Exercise material

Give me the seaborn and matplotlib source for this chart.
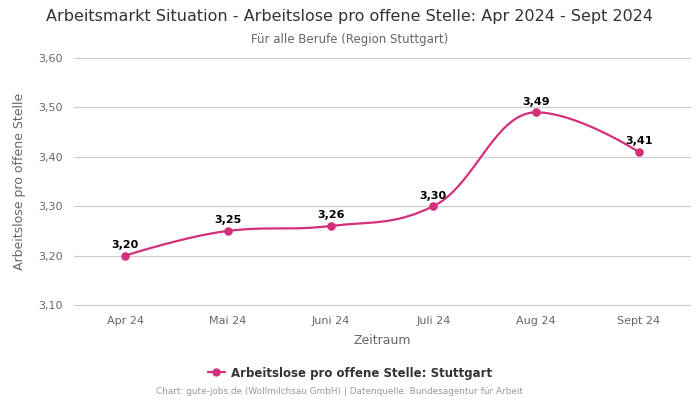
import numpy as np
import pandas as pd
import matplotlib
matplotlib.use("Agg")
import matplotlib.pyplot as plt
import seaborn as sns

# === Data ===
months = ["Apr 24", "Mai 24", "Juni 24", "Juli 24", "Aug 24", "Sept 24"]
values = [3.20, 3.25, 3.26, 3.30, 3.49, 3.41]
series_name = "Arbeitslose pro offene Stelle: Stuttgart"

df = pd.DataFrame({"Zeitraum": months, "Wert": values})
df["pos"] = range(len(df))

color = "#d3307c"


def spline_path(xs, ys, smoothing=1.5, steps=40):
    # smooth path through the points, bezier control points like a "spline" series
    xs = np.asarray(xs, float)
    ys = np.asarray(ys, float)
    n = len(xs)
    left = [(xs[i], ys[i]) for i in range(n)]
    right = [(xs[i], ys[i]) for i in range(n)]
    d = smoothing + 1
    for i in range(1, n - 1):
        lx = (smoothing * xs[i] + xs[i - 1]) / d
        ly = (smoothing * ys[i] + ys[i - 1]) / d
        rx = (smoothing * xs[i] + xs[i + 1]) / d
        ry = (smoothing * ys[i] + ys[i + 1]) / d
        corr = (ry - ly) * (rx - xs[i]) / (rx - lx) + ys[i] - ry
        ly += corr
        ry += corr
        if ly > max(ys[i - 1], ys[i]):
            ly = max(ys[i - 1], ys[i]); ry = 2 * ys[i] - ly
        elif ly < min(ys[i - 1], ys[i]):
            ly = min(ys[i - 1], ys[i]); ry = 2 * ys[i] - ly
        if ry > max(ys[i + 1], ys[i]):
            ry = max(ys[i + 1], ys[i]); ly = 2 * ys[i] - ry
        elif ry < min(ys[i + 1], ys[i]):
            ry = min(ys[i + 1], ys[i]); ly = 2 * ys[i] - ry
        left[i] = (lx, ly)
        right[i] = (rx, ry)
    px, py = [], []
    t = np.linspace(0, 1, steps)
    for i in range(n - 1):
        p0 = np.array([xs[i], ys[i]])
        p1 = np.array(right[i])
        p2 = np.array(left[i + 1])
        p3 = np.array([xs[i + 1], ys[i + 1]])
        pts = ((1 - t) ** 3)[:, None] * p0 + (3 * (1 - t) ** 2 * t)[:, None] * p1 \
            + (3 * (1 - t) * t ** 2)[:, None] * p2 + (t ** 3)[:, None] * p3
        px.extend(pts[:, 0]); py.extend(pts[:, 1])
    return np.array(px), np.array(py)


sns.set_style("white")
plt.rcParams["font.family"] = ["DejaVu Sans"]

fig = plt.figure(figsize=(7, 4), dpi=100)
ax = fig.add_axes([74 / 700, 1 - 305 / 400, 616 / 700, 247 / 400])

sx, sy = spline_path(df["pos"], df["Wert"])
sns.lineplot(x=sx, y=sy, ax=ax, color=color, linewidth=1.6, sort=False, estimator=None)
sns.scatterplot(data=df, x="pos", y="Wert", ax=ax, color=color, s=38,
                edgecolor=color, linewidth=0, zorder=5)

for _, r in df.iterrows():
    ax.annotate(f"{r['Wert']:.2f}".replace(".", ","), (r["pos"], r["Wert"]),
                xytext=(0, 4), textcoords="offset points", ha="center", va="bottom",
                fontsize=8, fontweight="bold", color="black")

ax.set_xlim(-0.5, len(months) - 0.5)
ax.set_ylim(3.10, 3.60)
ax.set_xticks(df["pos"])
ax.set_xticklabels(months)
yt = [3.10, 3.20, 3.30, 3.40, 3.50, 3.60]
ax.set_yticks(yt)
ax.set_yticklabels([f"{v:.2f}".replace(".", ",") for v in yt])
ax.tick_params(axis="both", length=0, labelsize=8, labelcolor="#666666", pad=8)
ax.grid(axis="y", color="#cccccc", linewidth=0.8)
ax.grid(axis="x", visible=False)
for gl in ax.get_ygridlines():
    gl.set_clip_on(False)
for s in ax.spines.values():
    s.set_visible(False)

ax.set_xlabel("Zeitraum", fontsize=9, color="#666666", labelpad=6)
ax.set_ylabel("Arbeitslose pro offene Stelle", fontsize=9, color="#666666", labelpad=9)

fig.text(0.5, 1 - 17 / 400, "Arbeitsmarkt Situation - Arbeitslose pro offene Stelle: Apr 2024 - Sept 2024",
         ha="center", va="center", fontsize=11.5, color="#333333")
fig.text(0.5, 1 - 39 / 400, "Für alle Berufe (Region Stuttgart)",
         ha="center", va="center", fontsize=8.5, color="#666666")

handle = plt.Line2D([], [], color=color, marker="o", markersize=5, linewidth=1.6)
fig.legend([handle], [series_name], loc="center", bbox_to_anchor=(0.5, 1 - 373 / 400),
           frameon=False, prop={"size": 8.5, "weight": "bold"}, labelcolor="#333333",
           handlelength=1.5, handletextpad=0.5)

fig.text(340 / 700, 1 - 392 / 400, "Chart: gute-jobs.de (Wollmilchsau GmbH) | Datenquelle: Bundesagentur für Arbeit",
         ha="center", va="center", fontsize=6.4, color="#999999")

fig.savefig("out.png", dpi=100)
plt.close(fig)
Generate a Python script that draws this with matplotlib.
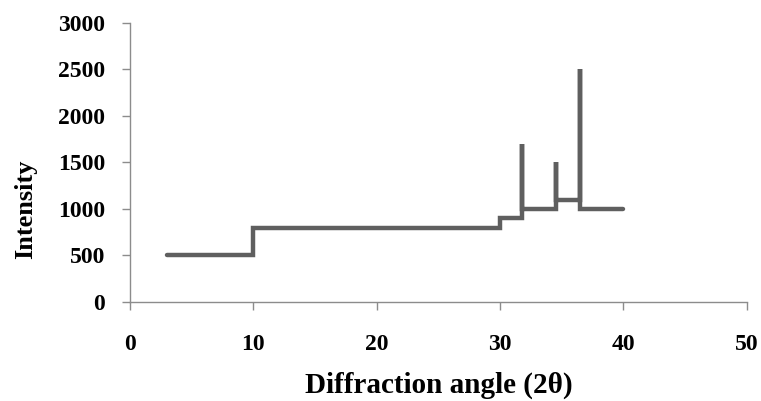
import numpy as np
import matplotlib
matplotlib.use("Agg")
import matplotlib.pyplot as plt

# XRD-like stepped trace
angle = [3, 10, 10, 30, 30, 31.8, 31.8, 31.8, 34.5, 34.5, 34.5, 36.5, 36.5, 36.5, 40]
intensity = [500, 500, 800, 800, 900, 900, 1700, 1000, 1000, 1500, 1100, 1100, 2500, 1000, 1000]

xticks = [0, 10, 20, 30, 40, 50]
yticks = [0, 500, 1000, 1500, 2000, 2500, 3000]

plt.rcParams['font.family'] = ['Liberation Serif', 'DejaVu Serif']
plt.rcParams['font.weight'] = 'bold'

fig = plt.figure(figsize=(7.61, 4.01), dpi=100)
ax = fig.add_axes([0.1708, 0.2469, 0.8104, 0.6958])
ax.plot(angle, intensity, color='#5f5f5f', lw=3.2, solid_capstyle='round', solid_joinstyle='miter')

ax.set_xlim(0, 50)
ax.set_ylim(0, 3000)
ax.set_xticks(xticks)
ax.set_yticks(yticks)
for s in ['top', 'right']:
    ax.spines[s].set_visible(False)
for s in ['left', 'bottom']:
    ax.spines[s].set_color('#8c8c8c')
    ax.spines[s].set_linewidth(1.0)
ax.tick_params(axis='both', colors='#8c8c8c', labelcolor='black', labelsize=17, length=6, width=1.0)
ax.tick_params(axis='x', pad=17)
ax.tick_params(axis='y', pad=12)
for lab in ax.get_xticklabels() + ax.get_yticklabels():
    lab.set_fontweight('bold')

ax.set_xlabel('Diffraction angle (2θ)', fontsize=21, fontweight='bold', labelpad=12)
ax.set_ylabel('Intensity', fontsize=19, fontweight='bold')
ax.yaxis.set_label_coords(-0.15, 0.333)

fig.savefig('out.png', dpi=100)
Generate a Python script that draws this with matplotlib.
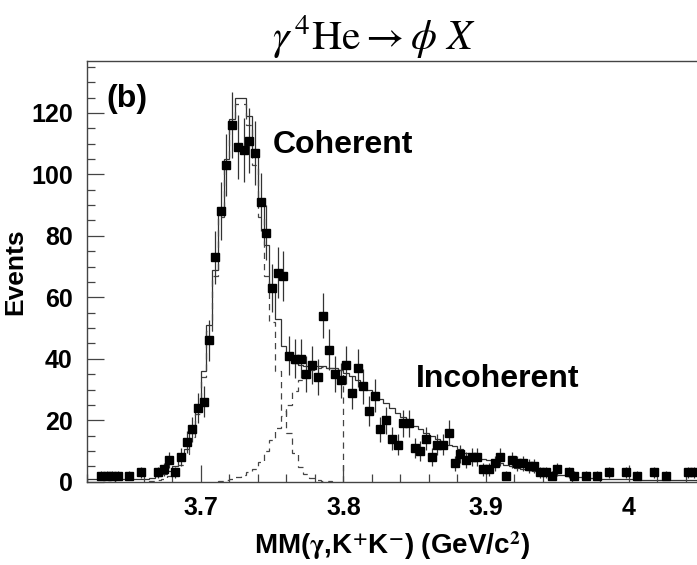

The exercise
Make a word-for-word copy of the entries, without any pictures.

Exercise response
Give me the seaborn and matplotlib source for this chart.
import numpy as np
import pandas as pd
import matplotlib
matplotlib.use("Agg")
import matplotlib.pyplot as plt
import seaborn as sns

# === Data ===
months = ["Apr 24", "Mai 24", "Juni 24", "Juli 24", "Aug 24", "Sept 24"]
values = [3.20, 3.25, 3.26, 3.30, 3.49, 3.41]
series_name = "Arbeitslose pro offene Stelle: Stuttgart"

df = pd.DataFrame({"Zeitraum": months, "Wert": values})
df["pos"] = range(len(df))

color = "#d3307c"


def spline_path(xs, ys, smoothing=1.5, steps=40):
    # smooth path through the points, bezier control points like a "spline" series
    xs = np.asarray(xs, float)
    ys = np.asarray(ys, float)
    n = len(xs)
    left = [(xs[i], ys[i]) for i in range(n)]
    right = [(xs[i], ys[i]) for i in range(n)]
    d = smoothing + 1
    for i in range(1, n - 1):
        lx = (smoothing * xs[i] + xs[i - 1]) / d
        ly = (smoothing * ys[i] + ys[i - 1]) / d
        rx = (smoothing * xs[i] + xs[i + 1]) / d
        ry = (smoothing * ys[i] + ys[i + 1]) / d
        corr = (ry - ly) * (rx - xs[i]) / (rx - lx) + ys[i] - ry
        ly += corr
        ry += corr
        if ly > max(ys[i - 1], ys[i]):
            ly = max(ys[i - 1], ys[i]); ry = 2 * ys[i] - ly
        elif ly < min(ys[i - 1], ys[i]):
            ly = min(ys[i - 1], ys[i]); ry = 2 * ys[i] - ly
        if ry > max(ys[i + 1], ys[i]):
            ry = max(ys[i + 1], ys[i]); ly = 2 * ys[i] - ry
        elif ry < min(ys[i + 1], ys[i]):
            ry = min(ys[i + 1], ys[i]); ly = 2 * ys[i] - ry
        left[i] = (lx, ly)
        right[i] = (rx, ry)
    px, py = [], []
    t = np.linspace(0, 1, steps)
    for i in range(n - 1):
        p0 = np.array([xs[i], ys[i]])
        p1 = np.array(right[i])
        p2 = np.array(left[i + 1])
        p3 = np.array([xs[i + 1], ys[i + 1]])
        pts = ((1 - t) ** 3)[:, None] * p0 + (3 * (1 - t) ** 2 * t)[:, None] * p1 \
            + (3 * (1 - t) * t ** 2)[:, None] * p2 + (t ** 3)[:, None] * p3
        px.extend(pts[:, 0]); py.extend(pts[:, 1])
    return np.array(px), np.array(py)


sns.set_style("white")
plt.rcParams["font.family"] = ["DejaVu Sans"]

fig = plt.figure(figsize=(7, 4), dpi=100)
ax = fig.add_axes([74 / 700, 1 - 305 / 400, 616 / 700, 247 / 400])

sx, sy = spline_path(df["pos"], df["Wert"])
sns.lineplot(x=sx, y=sy, ax=ax, color=color, linewidth=1.6, sort=False, estimator=None)
sns.scatterplot(data=df, x="pos", y="Wert", ax=ax, color=color, s=38,
                edgecolor=color, linewidth=0, zorder=5)

for _, r in df.iterrows():
    ax.annotate(f"{r['Wert']:.2f}".replace(".", ","), (r["pos"], r["Wert"]),
                xytext=(0, 4), textcoords="offset points", ha="center", va="bottom",
                fontsize=8, fontweight="bold", color="black")

ax.set_xlim(-0.5, len(months) - 0.5)
ax.set_ylim(3.10, 3.60)
ax.set_xticks(df["pos"])
ax.set_xticklabels(months)
yt = [3.10, 3.20, 3.30, 3.40, 3.50, 3.60]
ax.set_yticks(yt)
ax.set_yticklabels([f"{v:.2f}".replace(".", ",") for v in yt])
ax.tick_params(axis="both", length=0, labelsize=8, labelcolor="#666666", pad=8)
ax.grid(axis="y", color="#cccccc", linewidth=0.8)
ax.grid(axis="x", visible=False)
for gl in ax.get_ygridlines():
    gl.set_clip_on(False)
for s in ax.spines.values():
    s.set_visible(False)

ax.set_xlabel("Zeitraum", fontsize=9, color="#666666", labelpad=6)
ax.set_ylabel("Arbeitslose pro offene Stelle", fontsize=9, color="#666666", labelpad=9)

fig.text(0.5, 1 - 17 / 400, "Arbeitsmarkt Situation - Arbeitslose pro offene Stelle: Apr 2024 - Sept 2024",
         ha="center", va="center", fontsize=11.5, color="#333333")
fig.text(0.5, 1 - 39 / 400, "Für alle Berufe (Region Stuttgart)",
         ha="center", va="center", fontsize=8.5, color="#666666")

handle = plt.Line2D([], [], color=color, marker="o", markersize=5, linewidth=1.6)
fig.legend([handle], [series_name], loc="center", bbox_to_anchor=(0.5, 1 - 373 / 400),
           frameon=False, prop={"size": 8.5, "weight": "bold"}, labelcolor="#333333",
           handlelength=1.5, handletextpad=0.5)

fig.text(340 / 700, 1 - 392 / 400, "Chart: gute-jobs.de (Wollmilchsau GmbH) | Datenquelle: Bundesagentur für Arbeit",
         ha="center", va="center", fontsize=6.4, color="#999999")

fig.savefig("out.png", dpi=100)
plt.close(fig)
Generate a Python script that draws this with matplotlib.
import numpy as np
import matplotlib
matplotlib.use("Agg")
import matplotlib.pyplot as plt

# XRD-like stepped trace
angle = [3, 10, 10, 30, 30, 31.8, 31.8, 31.8, 34.5, 34.5, 34.5, 36.5, 36.5, 36.5, 40]
intensity = [500, 500, 800, 800, 900, 900, 1700, 1000, 1000, 1500, 1100, 1100, 2500, 1000, 1000]

xticks = [0, 10, 20, 30, 40, 50]
yticks = [0, 500, 1000, 1500, 2000, 2500, 3000]

plt.rcParams['font.family'] = ['Liberation Serif', 'DejaVu Serif']
plt.rcParams['font.weight'] = 'bold'

fig = plt.figure(figsize=(7.61, 4.01), dpi=100)
ax = fig.add_axes([0.1708, 0.2469, 0.8104, 0.6958])
ax.plot(angle, intensity, color='#5f5f5f', lw=3.2, solid_capstyle='round', solid_joinstyle='miter')

ax.set_xlim(0, 50)
ax.set_ylim(0, 3000)
ax.set_xticks(xticks)
ax.set_yticks(yticks)
for s in ['top', 'right']:
    ax.spines[s].set_visible(False)
for s in ['left', 'bottom']:
    ax.spines[s].set_color('#8c8c8c')
    ax.spines[s].set_linewidth(1.0)
ax.tick_params(axis='both', colors='#8c8c8c', labelcolor='black', labelsize=17, length=6, width=1.0)
ax.tick_params(axis='x', pad=17)
ax.tick_params(axis='y', pad=12)
for lab in ax.get_xticklabels() + ax.get_yticklabels():
    lab.set_fontweight('bold')

ax.set_xlabel('Diffraction angle (2θ)', fontsize=21, fontweight='bold', labelpad=12)
ax.set_ylabel('Intensity', fontsize=19, fontweight='bold')
ax.yaxis.set_label_coords(-0.15, 0.333)

fig.savefig('out.png', dpi=100)
Generate a Python script that draws this with matplotlib.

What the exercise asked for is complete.